Why this post?
I got particularly struck by Jordan Peterson’s interpretation of a familiar passage, from the psychology prespective:
Genesis 2:19-20
19 Now out of the ground the Lord God had formed[a] every beast of the field and every bird of the heavens and brought them to the man to see what he would call them. And whatever the man called every living creature, that was its name. 20 The man gave names to all livestock and to the birds of the heavens and to every beast of the field. But for Adam[b] there was not found a helper fit for him.
https://www.biblegateway.com/passage/?search=Genesis%202%3A19-20&version=ESV
Peterson points out that everything is ambiguous until it is named — and that this applies not just to animals or objects, but to our inner experiences: our emotions, our memories, our pain.
That idea has stayed with me.
As I write this, I’m also reflecting on my emotional landscape. Writing about pain isn’t easy — I often feel the emotional weight of it even as I type. But I’ve come to see that the act of naming pain is not only necessary — it’s sacred.
It reminds me (and I hope it reminds you too) that self-awareness is not indulgence. It’s a form of stewardship.
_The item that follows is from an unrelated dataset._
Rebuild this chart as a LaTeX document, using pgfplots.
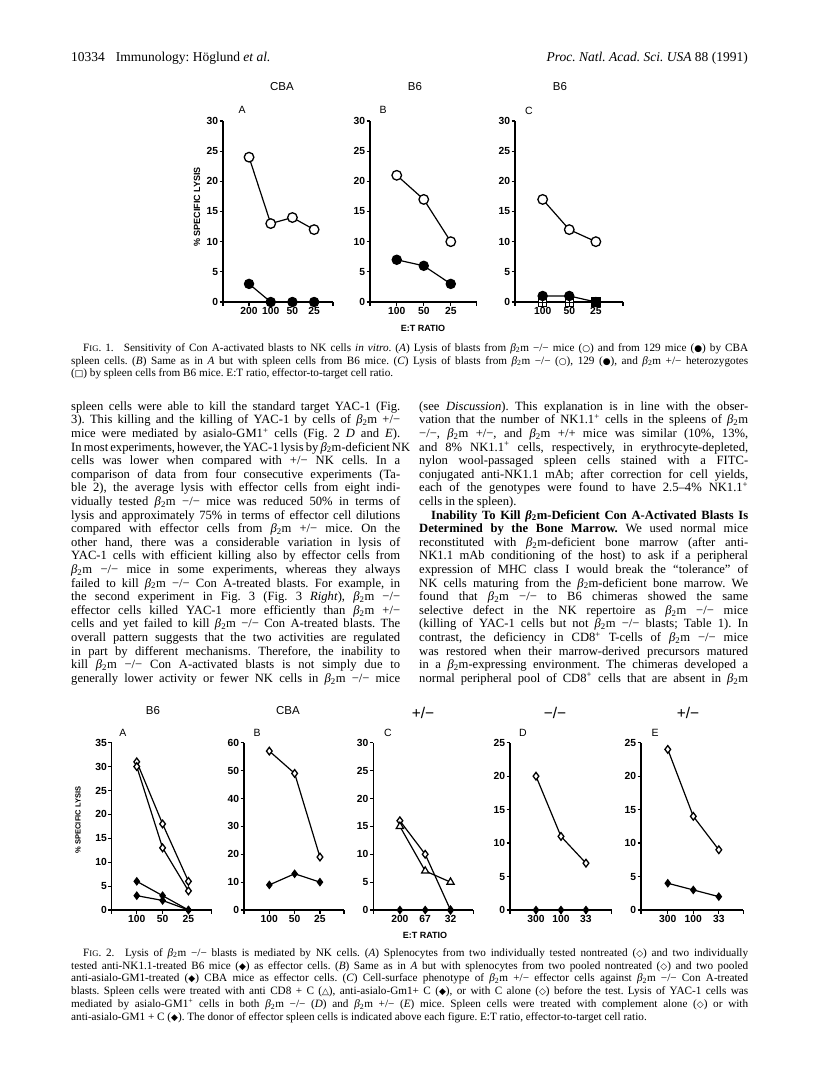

To care for others well, we must first learn to name what is happening within ourselves.
And that begins with courage — to see what hurts, and to call it by its name.
Why naming pain matters
Pain that remains unnamed is often pain that remains misunderstood — by others, and even by ourselves. When we can’t articulate what we’re feeling, we may mistake burnout for laziness, loneliness for ingratitude, or anxiety for personal failure. Naming pain gives it shape; it turns a heavy, invisible fog into something we can begin to understand, respond to, and care for.
It’s not about labelling ourselves permanently — it’s about gaining clarity. Just like how a diagnosis in medicine doesn’t define a person but points the way to appropriate treatment, naming our emotional pain helps us seek the right kind of support, whether that’s therapy, rest, prayer, or simply being heard.
Without naming, we risk wandering in circles — feeling something is wrong but not knowing what it is or how to begin healing. Naming is the first act of stewardship — a way of saying, “This matters enough to notice. This pain is real enough to name. I deserve to recover from this pain.”
Learning to articulate our pain
Learning to name our pain is not something that comes naturally to most of us — especially in cultures where emotional restraint is seen as strength, or where certain feelings are dismissed as overreactions. Many of us grew up without the language for what we were going through. We were taught to “get over it” or “be grateful,” even when something inside us was breaking.
So it makes sense that when we finally try to describe our struggles, the words feel clumsy or insufficient.
But naming pain is a skill — and like all skills, it can be learned. It might begin with writing in a journal, not for anyone else to read, but just to see our own emotions more clearly. It might look like sitting with a trusted friend and saying, “I don’t know exactly what this is, but I think I’m hurting.”
Even borrowing words from others — a line from a book, a lyric from a song, a question from a therapist — can help us begin.
Lyrics: Linkin Park - Numb
I'm tired of being what you want me to be
Feeling so faithless, lost under the surface
I don't know what you're expecting of me
Put under the pressure of walking in your shoes
Caught in the undertow, just caught in the undertow
Every step that I take is another mistake to you
Caught in the undertow, just caught in the undertow
I've become so numb, I can't feel you there
Become so tired, so much more aware
I'm becoming this, all I want to do
Is be more like me and be less like you!
…
The goal isn’t perfect articulation. It’s simply to move from silence to speech, from confusion to clarity, one word at a time.
Pain is not the whole story
While it’s important to name and articulate our pain, we must also remember: pain is not the whole story. It is real, and it deserves to be acknowledged — but it does not define the full arc of our lives.
Even in our darkest moments, there are quiet threads of hope running beneath the surface.
Restoration may not happen quickly, and healing is rarely linear, but neither are we static or hopeless.
Time, on its own, may not be the best medicine, but time opens space for hope to come and find us again.
And often, it is in that in-between space — between naming the pain and waiting for things to change — that something unseen begins to mend. When we allow ourselves to believe that pain can be named without being final, we make room for a future that is different from our present.